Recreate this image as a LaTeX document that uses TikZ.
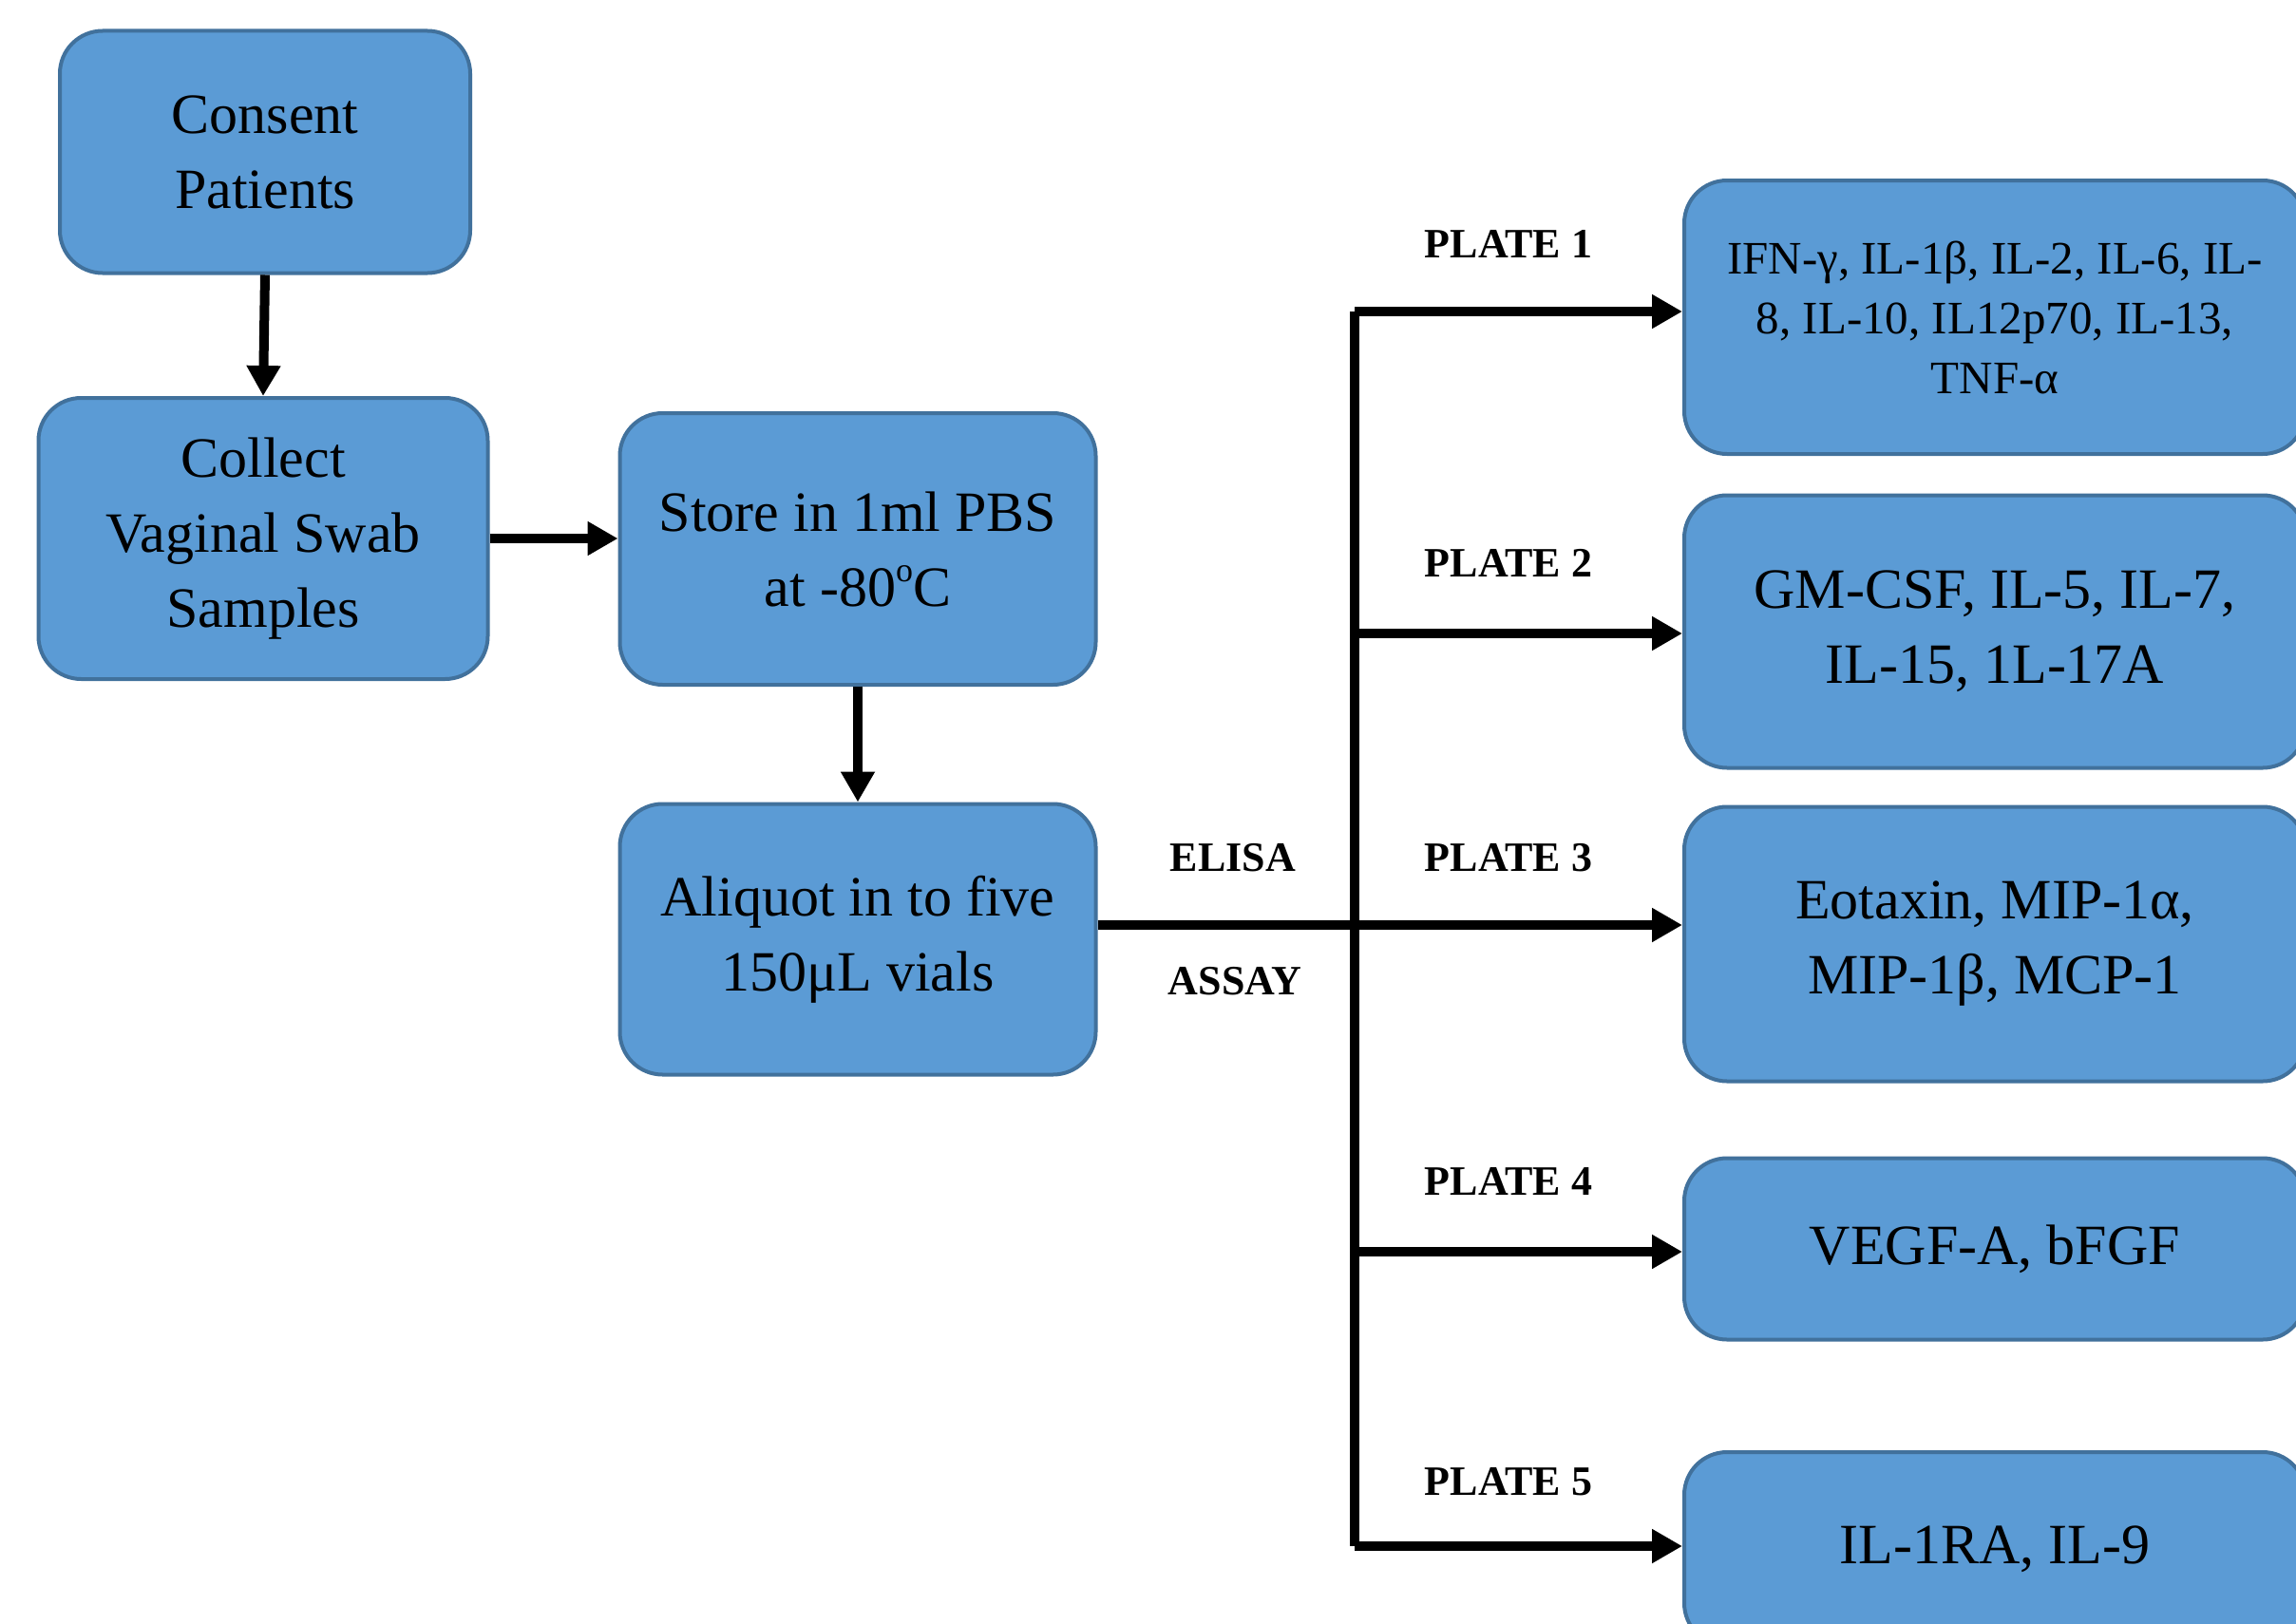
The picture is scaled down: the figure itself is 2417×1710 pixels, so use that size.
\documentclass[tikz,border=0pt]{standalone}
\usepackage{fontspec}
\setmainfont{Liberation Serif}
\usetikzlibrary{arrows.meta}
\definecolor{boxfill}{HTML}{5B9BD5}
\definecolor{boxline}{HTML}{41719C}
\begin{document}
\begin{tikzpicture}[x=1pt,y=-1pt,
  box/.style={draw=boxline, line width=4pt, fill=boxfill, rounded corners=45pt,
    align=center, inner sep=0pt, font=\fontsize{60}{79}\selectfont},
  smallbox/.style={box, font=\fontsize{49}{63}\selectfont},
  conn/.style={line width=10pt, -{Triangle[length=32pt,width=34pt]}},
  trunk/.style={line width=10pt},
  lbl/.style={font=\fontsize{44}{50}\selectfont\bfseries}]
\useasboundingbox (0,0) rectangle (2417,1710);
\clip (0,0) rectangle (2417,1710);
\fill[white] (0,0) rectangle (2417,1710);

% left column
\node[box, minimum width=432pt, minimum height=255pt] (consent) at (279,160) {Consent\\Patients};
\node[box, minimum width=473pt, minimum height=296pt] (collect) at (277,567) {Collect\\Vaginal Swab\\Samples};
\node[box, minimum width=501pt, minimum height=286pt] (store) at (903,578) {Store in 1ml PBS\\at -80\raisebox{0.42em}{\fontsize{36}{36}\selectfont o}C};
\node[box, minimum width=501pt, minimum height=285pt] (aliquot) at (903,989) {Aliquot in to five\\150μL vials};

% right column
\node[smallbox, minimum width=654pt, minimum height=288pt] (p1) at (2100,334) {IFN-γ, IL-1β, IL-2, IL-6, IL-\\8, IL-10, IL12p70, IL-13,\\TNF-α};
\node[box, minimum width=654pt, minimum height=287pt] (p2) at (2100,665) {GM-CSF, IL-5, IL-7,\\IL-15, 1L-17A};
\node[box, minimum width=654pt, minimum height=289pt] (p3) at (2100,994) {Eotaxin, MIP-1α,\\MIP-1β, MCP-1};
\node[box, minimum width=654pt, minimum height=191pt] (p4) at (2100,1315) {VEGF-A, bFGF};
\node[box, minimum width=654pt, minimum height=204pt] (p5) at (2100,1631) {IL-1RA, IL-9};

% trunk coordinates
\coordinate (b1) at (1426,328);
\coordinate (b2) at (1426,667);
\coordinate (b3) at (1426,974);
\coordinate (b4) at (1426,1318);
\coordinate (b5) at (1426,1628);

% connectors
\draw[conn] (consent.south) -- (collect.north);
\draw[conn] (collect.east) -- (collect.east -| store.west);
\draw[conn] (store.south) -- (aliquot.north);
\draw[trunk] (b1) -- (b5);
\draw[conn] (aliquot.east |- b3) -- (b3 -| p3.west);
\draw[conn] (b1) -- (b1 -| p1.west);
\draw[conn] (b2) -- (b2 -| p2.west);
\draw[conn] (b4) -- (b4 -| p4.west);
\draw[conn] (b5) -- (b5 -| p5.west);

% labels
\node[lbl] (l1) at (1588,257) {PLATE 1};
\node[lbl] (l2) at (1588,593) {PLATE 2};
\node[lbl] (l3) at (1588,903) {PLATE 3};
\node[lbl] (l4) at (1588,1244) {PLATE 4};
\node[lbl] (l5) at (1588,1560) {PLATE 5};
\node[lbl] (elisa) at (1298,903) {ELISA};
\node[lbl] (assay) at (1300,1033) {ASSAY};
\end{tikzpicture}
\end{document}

TASK DESCRIPTION: Print the whole listing above once more, word for word, without its pictures.

TASK SOLUTION:
Recreate this image as a LaTeX document that uses TikZ.
The picture is scaled down: the figure itself is 2417×1710 pixels, so use that size.
\documentclass[tikz,border=0pt]{standalone}
\usepackage{fontspec}
\setmainfont{Liberation Serif}
\usetikzlibrary{arrows.meta}
\definecolor{boxfill}{HTML}{5B9BD5}
\definecolor{boxline}{HTML}{41719C}
\begin{document}
\begin{tikzpicture}[x=1pt,y=-1pt,
  box/.style={draw=boxline, line width=4pt, fill=boxfill, rounded corners=45pt,
    align=center, inner sep=0pt, font=\fontsize{60}{79}\selectfont},
  smallbox/.style={box, font=\fontsize{49}{63}\selectfont},
  conn/.style={line width=10pt, -{Triangle[length=32pt,width=34pt]}},
  trunk/.style={line width=10pt},
  lbl/.style={font=\fontsize{44}{50}\selectfont\bfseries}]
\useasboundingbox (0,0) rectangle (2417,1710);
\clip (0,0) rectangle (2417,1710);
\fill[white] (0,0) rectangle (2417,1710);

% left column
\node[box, minimum width=432pt, minimum height=255pt] (consent) at (279,160) {Consent\\Patients};
\node[box, minimum width=473pt, minimum height=296pt] (collect) at (277,567) {Collect\\Vaginal Swab\\Samples};
\node[box, minimum width=501pt, minimum height=286pt] (store) at (903,578) {Store in 1ml PBS\\at -80\raisebox{0.42em}{\fontsize{36}{36}\selectfont o}C};
\node[box, minimum width=501pt, minimum height=285pt] (aliquot) at (903,989) {Aliquot in to five\\150μL vials};

% right column
\node[smallbox, minimum width=654pt, minimum height=288pt] (p1) at (2100,334) {IFN-γ, IL-1β, IL-2, IL-6, IL-\\8, IL-10, IL12p70, IL-13,\\TNF-α};
\node[box, minimum width=654pt, minimum height=287pt] (p2) at (2100,665) {GM-CSF, IL-5, IL-7,\\IL-15, 1L-17A};
\node[box, minimum width=654pt, minimum height=289pt] (p3) at (2100,994) {Eotaxin, MIP-1α,\\MIP-1β, MCP-1};
\node[box, minimum width=654pt, minimum height=191pt] (p4) at (2100,1315) {VEGF-A, bFGF};
\node[box, minimum width=654pt, minimum height=204pt] (p5) at (2100,1631) {IL-1RA, IL-9};

% trunk coordinates
\coordinate (b1) at (1426,328);
\coordinate (b2) at (1426,667);
\coordinate (b3) at (1426,974);
\coordinate (b4) at (1426,1318);
\coordinate (b5) at (1426,1628);

% connectors
\draw[conn] (consent.south) -- (collect.north);
\draw[conn] (collect.east) -- (collect.east -| store.west);
\draw[conn] (store.south) -- (aliquot.north);
\draw[trunk] (b1) -- (b5);
\draw[conn] (aliquot.east |- b3) -- (b3 -| p3.west);
\draw[conn] (b1) -- (b1 -| p1.west);
\draw[conn] (b2) -- (b2 -| p2.west);
\draw[conn] (b4) -- (b4 -| p4.west);
\draw[conn] (b5) -- (b5 -| p5.west);

% labels
\node[lbl] (l1) at (1588,257) {PLATE 1};
\node[lbl] (l2) at (1588,593) {PLATE 2};
\node[lbl] (l3) at (1588,903) {PLATE 3};
\node[lbl] (l4) at (1588,1244) {PLATE 4};
\node[lbl] (l5) at (1588,1560) {PLATE 5};
\node[lbl] (elisa) at (1298,903) {ELISA};
\node[lbl] (assay) at (1300,1033) {ASSAY};
\end{tikzpicture}
\end{document}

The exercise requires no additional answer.